**WHAT NEEDS TO BE DONE**
Include the line containing "import numpy as np" and all lines before it, repeated exactly from the listing below, without pictures.

**SOURCE EXCERPT**
## begin

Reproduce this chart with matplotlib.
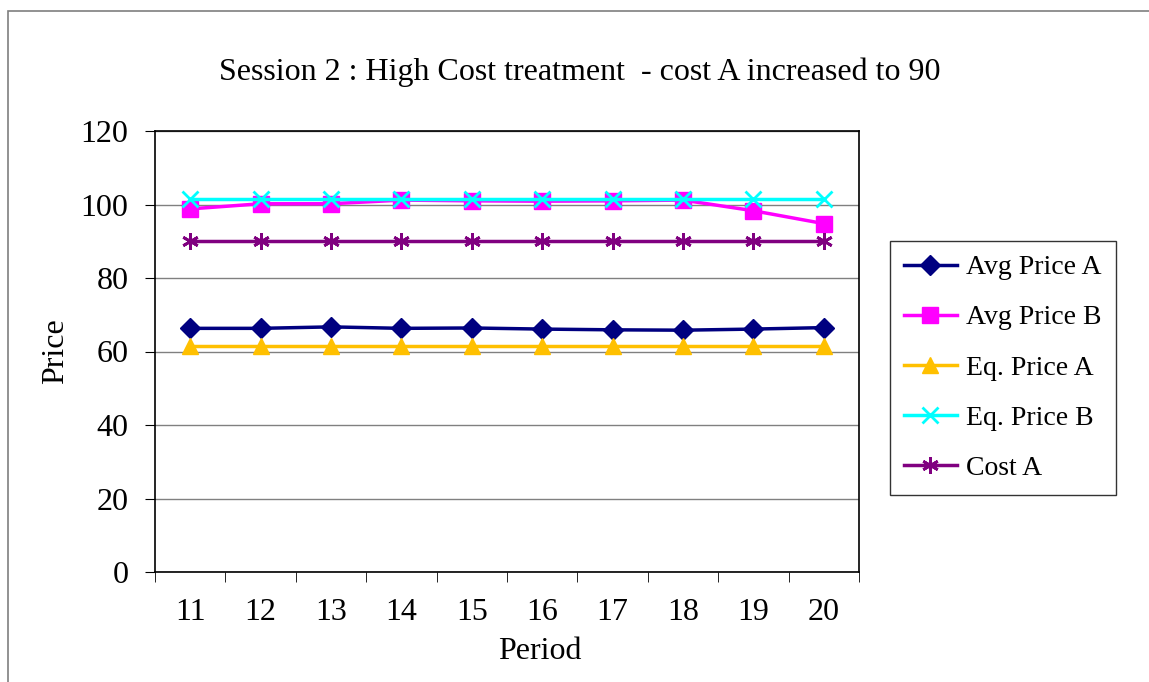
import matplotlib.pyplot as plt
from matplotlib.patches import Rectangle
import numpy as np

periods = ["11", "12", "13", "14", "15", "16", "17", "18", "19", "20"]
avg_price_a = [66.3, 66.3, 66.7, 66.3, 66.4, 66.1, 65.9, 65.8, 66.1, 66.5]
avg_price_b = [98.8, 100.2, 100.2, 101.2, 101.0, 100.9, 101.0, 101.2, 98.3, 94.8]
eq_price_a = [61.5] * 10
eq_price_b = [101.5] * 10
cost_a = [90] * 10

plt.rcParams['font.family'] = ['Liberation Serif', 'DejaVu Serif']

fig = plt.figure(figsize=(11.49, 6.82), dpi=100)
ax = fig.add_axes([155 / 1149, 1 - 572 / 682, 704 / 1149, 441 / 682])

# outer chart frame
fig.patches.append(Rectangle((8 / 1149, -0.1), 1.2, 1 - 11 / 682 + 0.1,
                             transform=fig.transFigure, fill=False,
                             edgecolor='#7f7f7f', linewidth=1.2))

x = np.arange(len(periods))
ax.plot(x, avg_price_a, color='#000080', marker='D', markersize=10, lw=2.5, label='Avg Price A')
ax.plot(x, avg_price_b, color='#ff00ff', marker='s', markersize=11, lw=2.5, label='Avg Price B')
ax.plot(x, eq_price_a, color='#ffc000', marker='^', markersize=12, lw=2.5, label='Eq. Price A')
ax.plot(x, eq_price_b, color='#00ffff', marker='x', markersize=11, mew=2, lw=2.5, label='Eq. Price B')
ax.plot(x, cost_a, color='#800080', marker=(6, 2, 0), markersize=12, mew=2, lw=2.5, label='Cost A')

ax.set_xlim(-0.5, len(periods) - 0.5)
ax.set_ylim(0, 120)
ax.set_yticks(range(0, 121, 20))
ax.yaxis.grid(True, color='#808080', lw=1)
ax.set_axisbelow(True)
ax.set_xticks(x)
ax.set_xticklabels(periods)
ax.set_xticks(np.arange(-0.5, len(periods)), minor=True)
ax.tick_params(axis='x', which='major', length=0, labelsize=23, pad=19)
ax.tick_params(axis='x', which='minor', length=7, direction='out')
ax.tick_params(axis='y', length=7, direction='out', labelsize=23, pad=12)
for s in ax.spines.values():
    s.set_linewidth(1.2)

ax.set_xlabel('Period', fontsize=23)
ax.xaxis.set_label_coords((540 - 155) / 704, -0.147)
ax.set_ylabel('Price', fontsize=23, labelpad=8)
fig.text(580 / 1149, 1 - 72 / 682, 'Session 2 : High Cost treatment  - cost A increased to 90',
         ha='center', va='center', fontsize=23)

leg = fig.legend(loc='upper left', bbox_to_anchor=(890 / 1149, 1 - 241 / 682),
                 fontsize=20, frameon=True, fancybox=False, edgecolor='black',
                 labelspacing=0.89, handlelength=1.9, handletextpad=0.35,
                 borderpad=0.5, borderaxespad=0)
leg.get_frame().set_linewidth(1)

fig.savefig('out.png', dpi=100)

## end

**OUTPUT OF THE TASK**
Reproduce this chart with matplotlib.
import matplotlib.pyplot as plt
from matplotlib.patches import Rectangle
import numpy as np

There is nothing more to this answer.